El habla no puede explicarse satisfactoriamente, pero es imprescindible en buena medida para cualquier sociedad, incluso inculta, cuyo interés radica en resolver las necesidades inmediatas, “para las cuales, las expresión oral es suficiente”; y, si algún suceso merece recordación, se rodea de elementos poéticos, para que se grabe con mayor fuerza en la memoria popular.

La inmortalización de la palabra, mediante fórmulas memorizadas, conservó las costumbres y tradiciones antes del advenimiento de la escritura. Ese sistema de comunicación pudo alterar el pensamiento original, provocando giros ideológicos, divergentes, pero su paso no fue inadvertido, históricamente hablando, porque la actividad recayó en individuos seleccionados por naturaleza, que memorizaron lo útil y necesario para su propia cultura.

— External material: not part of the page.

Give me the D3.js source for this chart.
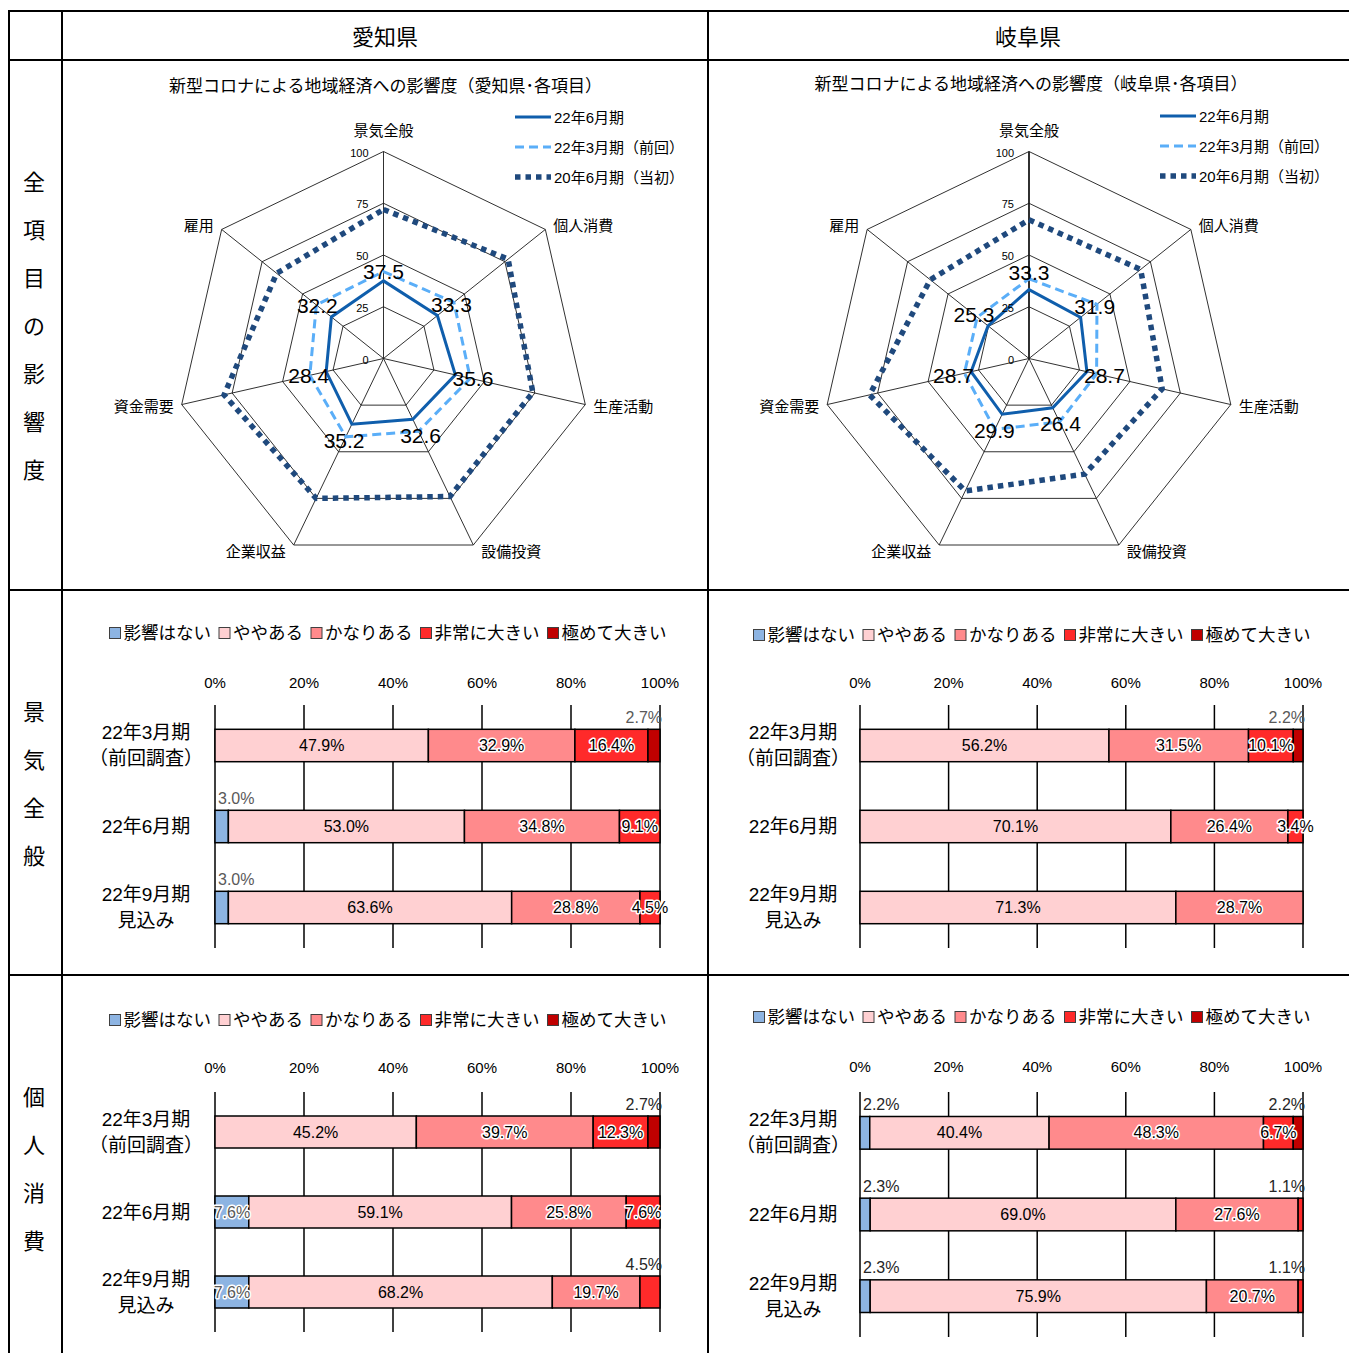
<!DOCTYPE html>
<html><head><meta charset="utf-8">
<script src="https://cdn.jsdelivr.net/npm/d3@7"></script>
<style>
body{margin:0;background:#fff}
svg{display:block}
text{font-family:'Liberation Sans','Noto Sans CJK JP',sans-serif;fill:#000}
</style>
</head><body>
<svg id="c" width="1349" height="1353"></svg>
<script>
// ---- data ----
const prefectures = ["愛知県", "岐阜県"];
const rowTitles = ["全項目の影響度", "景気全般", "個人消費"];

const radarAxes = ["景気全般", "個人消費", "生産活動", "設備投資", "企業収益", "資金需要", "雇用"];
const radarTicks = [0, 25, 50, 75, 100];
const radarSeriesNames = ["22年6月期", "22年3月期（前回）", "20年6月期（当初）"];
const aichiJun22 = [37.5, 33.3, 35.6, 32.6, 35.2, 28.4, 32.2];
const aichiMar22 = [42, 43.5, 43, 39, 42, 36.5, 41.5];
const aichiJun20 = [72, 77, 74, 74, 75, 79, 66];
const gifuJun22 = [33.3, 31.9, 28.7, 26.4, 29.9, 28.7, 25.3];
const gifuMar22 = [38.5, 42, 33.5, 34, 38, 32, 32];
const gifuJun20 = [67, 69, 66, 62, 71, 79, 61];

const levels = ["影響はない", "ややある", "かなりある", "非常に大きい", "極めて大きい"];
const periods = ["22年3月期\n（前回調査）", "22年6月期", "22年9月期\n見込み"];
const pctTicks = [0, 20, 40, 60, 80, 100];
// rows follow periods, columns follow levels (%)
const aichiEconomy = [[0, 47.9, 32.9, 16.4, 2.7], [3.0, 53.0, 34.8, 9.1, 0], [3.0, 63.6, 28.8, 4.5, 0]];
const gifuEconomy = [[0, 56.2, 31.5, 10.1, 2.2], [0, 70.1, 26.4, 3.4, 0], [0, 71.3, 28.7, 0, 0]];
const aichiConsumption = [[0, 45.2, 39.7, 12.3, 2.7], [7.6, 59.1, 25.8, 7.6, 0], [7.6, 68.2, 19.7, 4.5, 0]];
const gifuConsumption = [[2.2, 40.4, 48.3, 6.7, 2.2], [2.3, 69.0, 27.6, 1.1, 0], [2.3, 75.9, 20.7, 1.1, 0]];

// ---- styles ----
const levelColors = ["#8db4e2", "#ffd0d2", "#ff8a8c", "#ff2a2a", "#c00000"];
const seriesStyles = [
  {color: "#0f5eac", width: 3, dash: null},
  {color: "#5aaef8", width: 3, dash: "9 5"},
  {color: "#1f497d", width: 5.5, dash: "5.5 5"}
];

const svg = d3.select("#c");

// ---- table frame ----
const frame = svg.append("g").attr("stroke", "#000").attr("stroke-width", 2);
[11, 60, 590, 975].forEach(y => frame.append("line").attr("x1", 8).attr("x2", 1349).attr("y1", y).attr("y2", y));
[9, 62, 708].forEach(x => frame.append("line").attr("x1", x).attr("x2", x).attr("y1", 10).attr("y2", 1353));

[385, 1028].forEach((x, i) => svg.append("text").attr("x", x).attr("y", 37)
  .attr("text-anchor", "middle").attr("dominant-baseline", "central")
  .style("font-size", "22px").text(prefectures[i]));

[326, 784, 1169].forEach((cy, i) => {
  const chars = Array.from(rowTitles[i]);
  chars.forEach((ch, k) => svg.append("text").attr("x", 34)
    .attr("y", cy + (k - (chars.length - 1) / 2) * 48)
    .attr("text-anchor", "middle").attr("dominant-baseline", "central")
    .style("font-size", "22px").text(ch));
});

// ---- radar charts ----
function drawRadar(p) {
  const g = svg.append("g").attr("transform", `translate(${p.cx},${p.cy})`);
  const n = radarAxes.length;
  const angle = d3.scaleLinear().domain([0, n]).range([0, 2 * Math.PI]);
  const r = d3.scaleLinear().domain([0, 100]).range([0, p.R]);
  const at = (i, rad) => [rad * Math.sin(angle(i)), -rad * Math.cos(angle(i))];

  const ring = d3.lineRadial().angle((d, i) => angle(i)).radius(d => r(d)).curve(d3.curveLinearClosed);
  radarTicks.filter(t => t > 0).forEach(t =>
    g.append("path").attr("d", ring(radarAxes.map(() => t)))
      .attr("fill", "none").attr("stroke", "#1a1a1a").attr("stroke-width", 0.9));
  radarAxes.forEach((a, i) => {
    const [x, y] = at(i, r(100));
    g.append("line").attr("x1", 0).attr("y1", 0).attr("x2", x).attr("y2", y)
      .attr("stroke", "#1a1a1a").attr("stroke-width", i === 0 ? p.valueAxisWidth : 0.9);
  });

  // series, drawn back to front
  [2, 1, 0].forEach(s => {
    const st = seriesStyles[s];
    g.append("path").attr("d", ring(p.series[s]))
      .attr("fill", "none").attr("stroke", st.color).attr("stroke-width", st.width)
      .attr("stroke-dasharray", st.dash).attr("stroke-linejoin", "miter");
  });

  radarTicks.forEach(t => g.append("text").attr("x", -15).attr("y", -r(t) + 1)
    .attr("text-anchor", "end").attr("dominant-baseline", "central")
    .style("font-size", "11px").text(t));

  // value labels of the latest series
  p.series[0].forEach((v, i) => {
    const [x, y] = at(i, r(v) + (i === 0 ? p.topLabelGap : 18));
    g.append("text").attr("x", x).attr("y", y).attr("text-anchor", "middle")
      .attr("dominant-baseline", "central").style("font-size", "21px").text(v.toFixed(1));
  });

  radarAxes.forEach((a, i) => {
    const [vx, vy] = at(i, r(100));
    const s = Math.sin(angle(i)), c = Math.cos(angle(i));
    const top = Math.abs(s) < 0.1;
    g.append("text").attr("x", vx + (top ? 0 : Math.sign(s) * 8))
      .attr("y", vy - c * (top ? 21 : 7))
      .attr("text-anchor", top ? "middle" : (s > 0 ? "start" : "end"))
      .attr("dominant-baseline", "central").style("font-size", "15px").text(a);
  });

  svg.append("text").attr("x", p.cx + 2).attr("y", p.titleY).attr("text-anchor", "middle")
    .attr("dominant-baseline", "central").style("font-size", "17px").text(p.title);

  radarSeriesNames.forEach((name, s) => {
    const st = seriesStyles[s];
    const y = p.legendY + s * 30;
    svg.append("line").attr("x1", p.legendX).attr("x2", p.legendX + 36).attr("y1", y).attr("y2", y)
      .attr("stroke", st.color).attr("stroke-width", st.width).attr("stroke-dasharray", st.dash);
    svg.append("text").attr("x", p.legendX + 39).attr("y", y).attr("dominant-baseline", "central")
      .style("font-size", "15px").text(name);
  });
}

drawRadar({title: "新型コロナによる地域経済への影響度（愛知県･各項目）", series: [aichiJun22, aichiMar22, aichiJun20],
  cx: 383.5, cy: 358.5, R: 207, titleY: 86, legendX: 515, legendY: 117, valueAxisWidth: 0.9, topLabelGap: 9});
drawRadar({title: "新型コロナによる地域経済への影響度（岐阜県･各項目）", series: [gifuJun22, gifuMar22, gifuJun20],
  cx: 1029, cy: 358.5, R: 207, titleY: 84, legendX: 1160, legendY: 116, valueAxisWidth: 1.8, topLabelGap: 17});

// ---- 100% stacked bar charts ----
function drawBars(c) {
  const g = svg.append("g");
  const x = d3.scaleLinear().domain([0, 1]).range([c.x0, c.x1]);
  const y = d3.scaleBand().domain(periods).range([c.top, c.bottom]).paddingInner(0.6).paddingOuter(0.3);
  const stack = d3.stack().keys(d3.range(levels.length)).offset(d3.stackOffsetExpand);
  const layers = stack(c.data);

  // legend
  const lg = g.append("g");
  let lx = 0;
  levels.forEach((name, k) => {
    lg.append("rect").attr("x", lx).attr("y", -5.5).attr("width", 11).attr("height", 11)
      .attr("fill", levelColors[k]).attr("stroke", "#404040").attr("stroke-width", 1);
    const t = lg.append("text").attr("x", lx + 14).attr("y", 0).attr("dominant-baseline", "central")
      .style("font-size", "17.5px").text(name);
    lx += 14 + t.node().getComputedTextLength() + 8;
  });
  lg.attr("transform", `translate(${c.legendCx - (lx - 8) / 2},${c.legendY})`);

  // percent axis on top, with full-height gridlines
  g.selectAll(".tick").data(pctTicks).join("text")
    .attr("x", d => x(d / 100)).attr("y", c.tickY).attr("text-anchor", "middle")
    .attr("dominant-baseline", "central").style("font-size", "15px").text(d => d + "%");
  g.selectAll(".grid").data(pctTicks).join("line")
    .attr("x1", d => x(d / 100)).attr("x2", d => x(d / 100)).attr("y1", c.top).attr("y2", c.bottom)
    .attr("stroke", "#000").attr("stroke-width", 1.5);

  // bars
  layers.forEach((layer, k) => {
    layer.forEach((seg, i) => {
      if (c.data[i][k] <= 0) return;
      g.append("rect").attr("x", x(seg[0])).attr("y", y(periods[i]))
        .attr("width", x(seg[1]) - x(seg[0])).attr("height", y.bandwidth())
        .attr("fill", levelColors[k]).attr("stroke", "#000").attr("stroke-width", 1.5);
    });
  });

  // value labels
  layers.forEach((layer, k) => {
    layer.forEach((seg, i) => {
      const v = c.data[i][k];
      if (v <= 0) return;
      const label = v.toFixed(1) + "%";
      const outside = v < 3.2 || c.outside.some(o => o[0] === i && o[1] === k);
      const yb = y(periods[i]);
      if (outside) {
        const left = (seg[0] + seg[1]) / 2 < 0.5;
        g.append("text").attr("x", left ? x(seg[0]) + 3 : x(seg[1]) + 2).attr("y", yb - 12)
          .attr("text-anchor", left ? "start" : "end").attr("dominant-baseline", "central")
          .style("font-size", "16px").style("fill", c.outsideColor).text(label);
      } else {
        const t = g.append("text").attr("x", x((seg[0] + seg[1]) / 2)).attr("y", yb + y.bandwidth() / 2)
          .attr("text-anchor", "middle").attr("dominant-baseline", "central")
          .style("font-size", "16px").text(label);
        if (k !== 1) t.style("stroke", "#fff").style("stroke-width", 3).style("paint-order", "stroke")
          .style("stroke-linejoin", "round");
        if (k === 0) t.style("fill", "#595959");
      }
    });
  });

  // period labels
  periods.forEach(pname => {
    const lines = pname.split("\n");
    const cy = y(pname) + y.bandwidth() / 2;
    lines.forEach((ln, j) => g.append("text").attr("x", c.labelX)
      .attr("y", cy + (j - (lines.length - 1) / 2) * 26)
      .attr("text-anchor", "middle").attr("dominant-baseline", "central")
      .style("font-size", "19px").text(ln));
  });
}

drawBars({data: aichiEconomy, x0: 215, x1: 660, top: 705, bottom: 948, legendCx: 388, legendY: 633,
  tickY: 682, labelX: 146, outside: [], outsideColor: "#595959"});
drawBars({data: gifuEconomy, x0: 860, x1: 1303, top: 705, bottom: 948, legendCx: 1032, legendY: 635,
  tickY: 682, labelX: 793, outside: [], outsideColor: "#595959"});
drawBars({data: aichiConsumption, x0: 215, x1: 660, top: 1092, bottom: 1332, legendCx: 388, legendY: 1020,
  tickY: 1067, labelX: 146, outside: [[2, 3]], outsideColor: "#262626"});
drawBars({data: gifuConsumption, x0: 860, x1: 1303, top: 1092, bottom: 1337, legendCx: 1032, legendY: 1017,
  tickY: 1066, labelX: 793, outside: [], outsideColor: "#262626"});
</script>
</body></html>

Muchos milenios más tarde, la literatura épica escrita consignó esta práctica. Un ejemplo aparece en la Illiada, cuando Zeus dirige a Hipnos las fatídicas palabras que veladamente anuncian la destrucción de los teucros: “…que armes a los aqueos melenudos, y aprestes íntegras tus huestes; que la hora es venida de sojuzgar a Troya, la espaciosa ciudad; pues la junta de dioses lo otorga, persuadida a los ruegos de Hera, y un espantable duelo cierne y a su amenaza sobre el troyano suelo”. Esta oración aparece dos veces más en la misma rapsodia homérica.